The lack of those standards in practice mean that in Britain today, over 200 years after the abolition of the transatlantic slave trade, a significant number of people who work inside other people’s homes in this country are treated like slaves. Their employers do not pay them properly, if at all, some have nowhere else to sleep but on the kitchen floor, many work all hours and in the most extreme cases may also be beaten or sexually exploited. A recently published survey found that 67 per cent of domestic workers who responded had been denied time off, 54 per cent had suffered psychological abuse, 18 per cent physical abuse and nearly half worked 16 hour days or more.
They stay because they are migrants and often no one has told them about the rights they theoretically have to a minimum wage, rest days etc. Many have been victims of trafficking: In the two years before March 2011 895 cases of trafficked workers were reported to the authorities, many of whom were domestic workers, and many more went unreported.
The limited current safeguards against exploitation of domestic workers are threatened by government plans to scrap the Overseas Domestic Worker visa, praised by the ILO, the UN Special Rapporteur on the Human Rights of Migrants and the Home Affairs select committee of the House of Commons for helping to reduce domestic slavery.

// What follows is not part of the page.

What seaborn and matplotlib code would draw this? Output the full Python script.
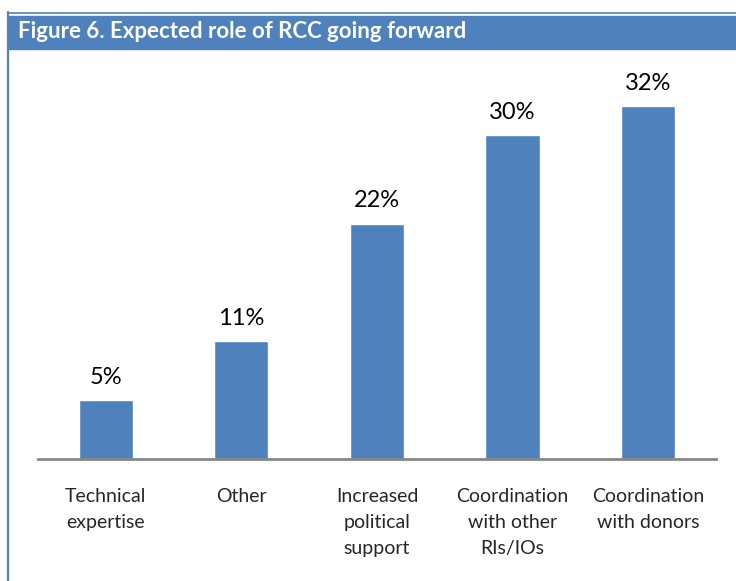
import matplotlib
matplotlib.use("Agg")
import matplotlib.pyplot as plt
import seaborn as sns
import pandas as pd
from matplotlib.patches import Rectangle
from matplotlib.lines import Line2D

sns.set_theme(style="white")
plt.rcParams['font.family'] = ['Lato', 'DejaVu Sans']

roles = ["Technical\nexpertise", "Other", "Increased\npolitical\nsupport",
         "Coordination\nwith other\nRIs/IOs", "Coordination\nwith donors"]
shares = [5.4, 10.8, 21.6, 29.7, 32.4]
labels = ["5%", "11%", "22%", "30%", "32%"]

blue = "#4F81BD"

df = pd.DataFrame({"role": roles, "share": shares})

fig = plt.figure(figsize=(7.36, 5.81), dpi=100)
ax = fig.add_axes([0.0516, 0.21, 0.9212, 0.675])
sns.barplot(data=df, x="role", y="share", color=blue, saturation=1,
            width=0.4, ax=ax)
ax.set_ylim(0, 36)
ax.set_xlim(-0.5, len(roles) - 0.5)
ax.bar_label(ax.containers[0], labels=labels, padding=9, fontsize=17,
             color="black")

for s in ["top", "right", "left"]:
    ax.spines[s].set_visible(False)
ax.spines["bottom"].set_color("#868686")
ax.spines["bottom"].set_linewidth(2)
ax.set_yticks([])
ax.set_xlabel("")
ax.set_ylabel("")
ax.set_xticklabels([])
ax.tick_params(axis="x", length=0)

# category labels with wider line spacing
for i, r in enumerate(roles):
    ax.annotate(r, xy=(i, 0), xycoords=("data", "axes fraction"),
                xytext=(0, -21), textcoords="offset points",
                ha="center", va="top", fontsize=14, linespacing=1.65)

# figure frame and header bar
fig.patches.append(Rectangle((8 / 736, 1 - 49 / 581), 1 - 8 / 736, 33 / 581,
                             transform=fig.transFigure, color=blue, zorder=0))
fig.lines.append(Line2D([7.5 / 736, 1], [1 - 12.5 / 581, 1 - 12.5 / 581],
                        transform=fig.transFigure, color=blue, lw=1.2))
fig.lines.append(Line2D([8 / 736, 8 / 736], [0, 1 - 12 / 581],
                        transform=fig.transFigure, color=blue, lw=1.6))
fig.text(18 / 736, 1 - 32 / 581, "Figure 6. Expected role of RCC going forward",
         color="white", fontsize=16, fontweight="bold", va="center", ha="left")

fig.savefig("out.png", dpi=100)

This government, and particularly its Liberal Democrat members, are frequently guilty of condemning in words what it condones by its actions. Liberal opinion needs to be alert to how cruelly Ministers have failed vulnerable domestic workers. But exploitation will never be ended by government action alone. Our report Service not servitude published today shows how almost anyone can play a part. Businesses, from employment agencies to plumbers and TV installers, can train staff that enter private households to recognise and report abuse. Community institutions from schools to places of worship where migrant domestic workers frequent can do the same. Potential employers from users of MumsNet to diplomats should be advised of all the rights of people who work in the home while visa applicants should be told their rights. Trade unions should be encouraged to recruit domestic workers. Finally, the government should extend protections, such as health and safety rights, to people working in private households.
Tackling modern day slavery should be the property of neither left nor right. There is an alternative but only by acting together as a society can we honour Britain’s fight against slavery in the past and end domestic servitude and the exploitation of vulnerable workers in the present. We don’t need to look back to Victorian chimneys to find extreme exploitation. It is here today and we should stop it.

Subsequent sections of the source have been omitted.